Most of the conversation about customer experience in social housing today focuses on technology. AI-powered feedback analysis. Digital self-service portals. Omnichannel contact centres. CRM integrations. These tools have their place, but they address only part of the picture - and arguably not the most important part. Tenant satisfaction and the quality of customer service interactions depend on something technology can't provide on its own: people who understand, care and are empowered to help.
The introduction of Tenant Satisfaction Measures (TSMs) by the Regulator of Social Housing has made customer experience a board-level priority for every housing association in the country. Recent Housemark analysis of TSM data shows overall tenant satisfaction at 72.5%, with satisfaction with complaint handling at just 35.3% - consistently the lowest of all measures. These numbers tell a story that technology alone can't solve. When residents are dissatisfied with how complaints are handled, the issue is rarely about which platform the complaint was logged on. It's about whether the person on the other end understood, cared and had the capability and permission to help.
This project revealed something that became central to our understanding of organisational change: customer experience in social housing is an emergent property of the whole organisational system. It emerges from how teams work together, what leaders model, whether frontline staff feel empowered, how knowledge flows between departments and whether the culture genuinely supports putting residents first. You can't install good customer experience through a technology procurement. You have to cultivate it through the way people work.
The Paragon programme worked because it addressed customer experience as a systemic challenge rather than a customer service or service design problem in isolation. It started with the customer voice, built shared understanding across the housing association, gave teams practical tools and a common identity, equipped leadership to sustain the culture, and created mechanisms for continuous improvement that lived within the organisation rather than depending on external support.
For any housing association working to improve its tenant satisfaction scores, the lesson is worth considering. Technology can make services more efficient and accessible. But the experience residents actually have - whether they feel heard, respected and supported - is shaped by the people they interact with and the organisational culture those people work within. Investing in frontline capability, cross-departmental working and shared customer-centric identity may be less glamorous than a new digital platform, but this work suggests it creates deeper, more lasting improvement in how residents experience their housing association.

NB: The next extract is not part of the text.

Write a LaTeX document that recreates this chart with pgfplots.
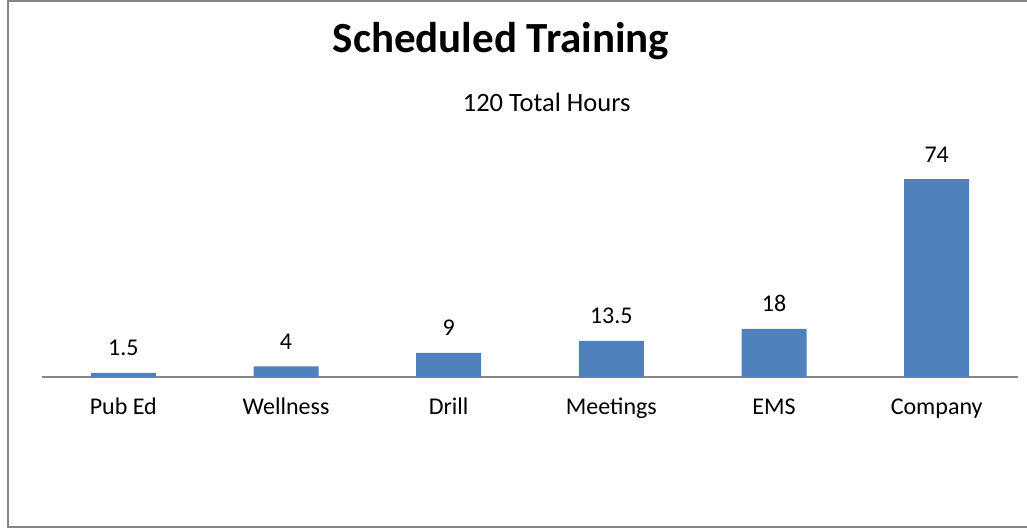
\documentclass[border=0pt]{standalone}
\usepackage{fontspec}
\setmainfont{Carlito}
\usepackage{pgfplots}
\pgfplotsset{compat=1.18}
\definecolor{barblue}{HTML}{4F81BD}
\definecolor{axgray}{HTML}{868686}
\begin{document}
\begin{tikzpicture}[x=1pt,y=1pt]
\useasboundingbox (0,0) rectangle (1027,-529);
\draw[axgray, line width=1.5pt] (1040,-1) -- (8,-1) -- (8,-527) -- (1040,-527);
\node[font=\bfseries\fontsize{43}{48}\selectfont, anchor=base, inner sep=0pt] at (501,-53) {Scheduled Training};
\node[font=\fontsize{26.5}{31}\selectfont, anchor=base, inner sep=0pt] at (546.7,-112) {120 Total Hours};
\begin{axis}[
  at={(42pt,-377pt)}, anchor=south west,
  width=976pt, height=214pt, scale only axis,
  xmin=-0.5, xmax=5.5, ymin=0, ymax=80,
  clip=false,
  axis x line*=bottom, axis y line=none,
  x axis line style={axgray, line width=1.5pt, -},
  xtick=data, major tick length=0pt,
  xticklabels={Pub Ed, Wellness, Drill, Meetings, EMS, Company},
  xticklabel style={font=\fontsize{24}{29}\selectfont, anchor=base, yshift=-37pt, inner sep=0pt},
  ybar, bar width=65pt,
  /pgf/number format/assume math mode=true,
  nodes near coords,
  every node near coord/.append style={font=\fontsize{24}{29}\selectfont, anchor=base, yshift=17pt, inner sep=0pt, text=black},
]
\addplot[fill=barblue, draw=none] coordinates {(0,1.5) (1,4) (2,9) (3,13.5) (4,18) (5,74)};
\end{axis}
\end{tikzpicture}
\end{document}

The question isn't whether technology has a role in customer experience in social housing. It does. The question is whether your housing association has built the organisational culture and capability to make that technology meaningful - or whether you're layering digital tools on top of the same siloed, process-heavy ways of working that created the problems in the first place.
Paragon Community Housing is now part of PA Housing, formed in 2017 through the merger of Paragon Community Housing and asra Housing Group.